Write out each line exactly as given. Leave the pictures out of your copy.

— START OF Supplied data —

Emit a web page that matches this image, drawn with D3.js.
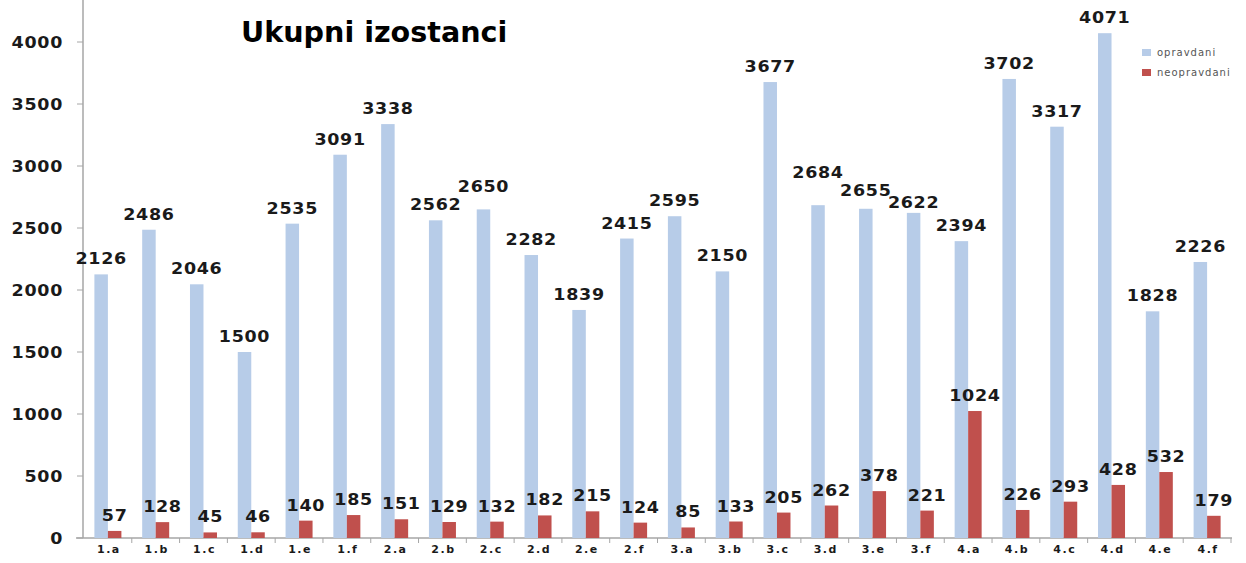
<!DOCTYPE html>
<html>
<head>
<meta charset="utf-8">
<script src="https://cdn.jsdelivr.net/npm/d3@7"></script>
<style>
  body { margin: 0; background: #ffffff; }
  text { font-family: "DejaVu Sans", Verdana, sans-serif; }
  .valueLabel { font-size: 15.5px; font-weight: bold; fill: #1a1a1a; letter-spacing: 0.6px; }
  .tickLabel { font-size: 15.5px; font-weight: bold; fill: #1a1a1a; letter-spacing: 0.6px; }
  .catLabel { font-size: 11px; font-weight: bold; fill: #1a1a1a; letter-spacing: 1.5px; }
  .legendText { font-size: 10px; fill: #555; letter-spacing: 1px; }
  .title { font-size: 27.5px; font-weight: bold; fill: #000; }
</style>
</head>
<body>
<div id="canvas"></div>
<script>
"use strict"
// chart size
let svgWidth = 1246;
let svgHeight = 563;

// data
let categories = ["1.a", "1.b", "1.c", "1.d", "1.e", "1.f",
                  "2.a", "2.b", "2.c", "2.d", "2.e", "2.f",
                  "3.a", "3.b", "3.c", "3.d", "3.e", "3.f",
                  "4.a", "4.b", "4.c", "4.d", "4.e", "4.f"];
let opravdani = [2126, 2486, 2046, 1500, 2535, 3091, 3338, 2562, 2650, 2282, 1839, 2415,
                 2595, 2150, 3677, 2684, 2655, 2622, 2394, 3702, 3317, 4071, 1828, 2226];
let neopravdani = [57, 128, 45, 46, 140, 185, 151, 129, 132, 182, 215, 124,
                   85, 133, 205, 262, 378, 221, 1024, 226, 293, 428, 532, 179];
let yTicks = [0, 500, 1000, 1500, 2000, 2500, 3000, 3500, 4000];
let seriesNames = ["opravdani", "neopravdani"];
let seriesColors = ["#b7cce8", "#c0504d"];

// a few labels were moved by hand in the original so they don't overlap
let labelNudge = { "2.c": 7, "3.d": 17, "3.e": 3, "3.f": -5 };

// the original picture is a bit stretched sideways
let stretch = 1.13;

let svg = d3.select("#canvas")
    .append("svg")
    .attr("width", svgWidth)
    .attr("height", svgHeight);

svg.append("rect")
    .attr("width", svgWidth)
    .attr("height", svgHeight)
    .attr("fill", "#ffffff");

// scales
let xScale = d3.scaleBand()
    .domain(categories)
    .range([84, 1231])
    .paddingInner(0)
    .paddingOuter(0);

let yScale = d3.scaleLinear()
    .domain([0, 4000])
    .range([538, 42]);

let barW = 13.5;

// axes lines
svg.append("line")
    .attr("x1", 83).attr("x2", 83)
    .attr("y1", 0).attr("y2", yScale(0))
    .attr("stroke", "#a6a6a6").attr("stroke-width", 1.5);

svg.append("line")
    .attr("x1", 76).attr("x2", 1232)
    .attr("y1", yScale(0)).attr("y2", yScale(0))
    .attr("stroke", "#a6a6a6").attr("stroke-width", 1.5);

// y ticks
yTicks.forEach(function(t){
    svg.append("line")
        .attr("x1", 77).attr("x2", 83)
        .attr("y1", yScale(t)).attr("y2", yScale(t))
        .attr("stroke", "#a6a6a6");
    svg.append("text")
        .attr("transform", "translate(63," + (yScale(t) + 6) + ") scale(" + stretch + ",1)")
        .attr("text-anchor", "end")
        .attr("class", "tickLabel")
        .text(t);
});

// x ticks between categories
categories.forEach(function(c, i){
    let bx = xScale(c) + xScale.bandwidth();
    svg.append("line")
        .attr("x1", bx).attr("x2", bx)
        .attr("y1", yScale(0)).attr("y2", yScale(0) + 5)
        .attr("stroke", "#a6a6a6");
    svg.append("text")
        .attr("x", xScale(c) + xScale.bandwidth() / 2 + 1)
        .attr("y", 553)
        .attr("text-anchor", "middle")
        .attr("class", "catLabel")
        .text(c);
});

// bars
let series = [opravdani, neopravdani];
series.forEach(function(values, s){
    categories.forEach(function(c, i){
        let cx = xScale(c) + xScale.bandwidth() / 2;
        let x = s == 0 ? cx - barW : cx;
        svg.append("rect")
            .attr("x", x)
            .attr("y", yScale(values[i]))
            .attr("width", barW)
            .attr("height", yScale(0) - yScale(values[i]))
            .attr("fill", seriesColors[s]);
        let lift = 10;
        if (s == 0 && labelNudge[c] !== undefined) lift += labelNudge[c];
        svg.append("text")
            .attr("transform", "translate(" + (x + barW / 2) + "," + (yScale(values[i]) - lift) + ") scale(" + stretch + ",1)")
            .attr("text-anchor", "middle")
            .attr("class", "valueLabel")
            .text(values[i]);
    });
});

// title (slightly wide too)
svg.append("text")
    .attr("transform", "translate(241,42) scale(1.04,1)")
    .attr("class", "title")
    .text("Ukupni izostanci");

// legend
seriesNames.forEach(function(name, i){
    let ly = 55 + i * 20;
    svg.append("rect")
        .attr("x", 1142)
        .attr("y", ly - 6)
        .attr("width", 9)
        .attr("height", 7)
        .attr("fill", seriesColors[i]);
    svg.append("text")
        .attr("x", 1157)
        .attr("y", ly + 1)
        .attr("class", "legendText")
        .text(name);
});
</script>
</body>
</html>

— END OF Supplied data —

## Solution below
Emit a web page that matches this image, drawn with D3.js.
<!DOCTYPE html>
<html>
<head>
<meta charset="utf-8">
<script src="https://cdn.jsdelivr.net/npm/d3@7"></script>
<style>
  body { margin: 0; background: #ffffff; }
  text { font-family: "DejaVu Sans", Verdana, sans-serif; }
  .valueLabel { font-size: 15.5px; font-weight: bold; fill: #1a1a1a; letter-spacing: 0.6px; }
  .tickLabel { font-size: 15.5px; font-weight: bold; fill: #1a1a1a; letter-spacing: 0.6px; }
  .catLabel { font-size: 11px; font-weight: bold; fill: #1a1a1a; letter-spacing: 1.5px; }
  .legendText { font-size: 10px; fill: #555; letter-spacing: 1px; }
  .title { font-size: 27.5px; font-weight: bold; fill: #000; }
</style>
</head>
<body>
<div id="canvas"></div>
<script>
"use strict"
// chart size
let svgWidth = 1246;
let svgHeight = 563;

// data
let categories = ["1.a", "1.b", "1.c", "1.d", "1.e", "1.f",
                  "2.a", "2.b", "2.c", "2.d", "2.e", "2.f",
                  "3.a", "3.b", "3.c", "3.d", "3.e", "3.f",
                  "4.a", "4.b", "4.c", "4.d", "4.e", "4.f"];
let opravdani = [2126, 2486, 2046, 1500, 2535, 3091, 3338, 2562, 2650, 2282, 1839, 2415,
                 2595, 2150, 3677, 2684, 2655, 2622, 2394, 3702, 3317, 4071, 1828, 2226];
let neopravdani = [57, 128, 45, 46, 140, 185, 151, 129, 132, 182, 215, 124,
                   85, 133, 205, 262, 378, 221, 1024, 226, 293, 428, 532, 179];
let yTicks = [0, 500, 1000, 1500, 2000, 2500, 3000, 3500, 4000];
let seriesNames = ["opravdani", "neopravdani"];
let seriesColors = ["#b7cce8", "#c0504d"];

// a few labels were moved by hand in the original so they don't overlap
let labelNudge = { "2.c": 7, "3.d": 17, "3.e": 3, "3.f": -5 };

// the original picture is a bit stretched sideways
let stretch = 1.13;

let svg = d3.select("#canvas")
    .append("svg")
    .attr("width", svgWidth)
    .attr("height", svgHeight);

svg.append("rect")
    .attr("width", svgWidth)
    .attr("height", svgHeight)
    .attr("fill", "#ffffff");

// scales
let xScale = d3.scaleBand()
    .domain(categories)
    .range([84, 1231])
    .paddingInner(0)
    .paddingOuter(0);

let yScale = d3.scaleLinear()
    .domain([0, 4000])
    .range([538, 42]);

let barW = 13.5;

// axes lines
svg.append("line")
    .attr("x1", 83).attr("x2", 83)
    .attr("y1", 0).attr("y2", yScale(0))
    .attr("stroke", "#a6a6a6").attr("stroke-width", 1.5);

svg.append("line")
    .attr("x1", 76).attr("x2", 1232)
    .attr("y1", yScale(0)).attr("y2", yScale(0))
    .attr("stroke", "#a6a6a6").attr("stroke-width", 1.5);

// y ticks
yTicks.forEach(function(t){
    svg.append("line")
        .attr("x1", 77).attr("x2", 83)
        .attr("y1", yScale(t)).attr("y2", yScale(t))
        .attr("stroke", "#a6a6a6");
    svg.append("text")
        .attr("transform", "translate(63," + (yScale(t) + 6) + ") scale(" + stretch + ",1)")
        .attr("text-anchor", "end")
        .attr("class", "tickLabel")
        .text(t);
});

// x ticks between categories
categories.forEach(function(c, i){
    let bx = xScale(c) + xScale.bandwidth();
    svg.append("line")
        .attr("x1", bx).attr("x2", bx)
        .attr("y1", yScale(0)).attr("y2", yScale(0) + 5)
        .attr("stroke", "#a6a6a6");
    svg.append("text")
        .attr("x", xScale(c) + xScale.bandwidth() / 2 + 1)
        .attr("y", 553)
        .attr("text-anchor", "middle")
        .attr("class", "catLabel")
        .text(c);
});

// bars
let series = [opravdani, neopravdani];
series.forEach(function(values, s){
    categories.forEach(function(c, i){
        let cx = xScale(c) + xScale.bandwidth() / 2;
        let x = s == 0 ? cx - barW : cx;
        svg.append("rect")
            .attr("x", x)
            .attr("y", yScale(values[i]))
            .attr("width", barW)
            .attr("height", yScale(0) - yScale(values[i]))
            .attr("fill", seriesColors[s]);
        let lift = 10;
        if (s == 0 && labelNudge[c] !== undefined) lift += labelNudge[c];
        svg.append("text")
            .attr("transform", "translate(" + (x + barW / 2) + "," + (yScale(values[i]) - lift) + ") scale(" + stretch + ",1)")
            .attr("text-anchor", "middle")
            .attr("class", "valueLabel")
            .text(values[i]);
    });
});

// title (slightly wide too)
svg.append("text")
    .attr("transform", "translate(241,42) scale(1.04,1)")
    .attr("class", "title")
    .text("Ukupni izostanci");

// legend
seriesNames.forEach(function(name, i){
    let ly = 55 + i * 20;
    svg.append("rect")
        .attr("x", 1142)
        .attr("y", ly - 6)
        .attr("width", 9)
        .attr("height", 7)
        .attr("fill", seriesColors[i]);
    svg.append("text")
        .attr("x", 1157)
        .attr("y", ly + 1)
        .attr("class", "legendText")
        .text(name);
});
</script>
</body>
</html>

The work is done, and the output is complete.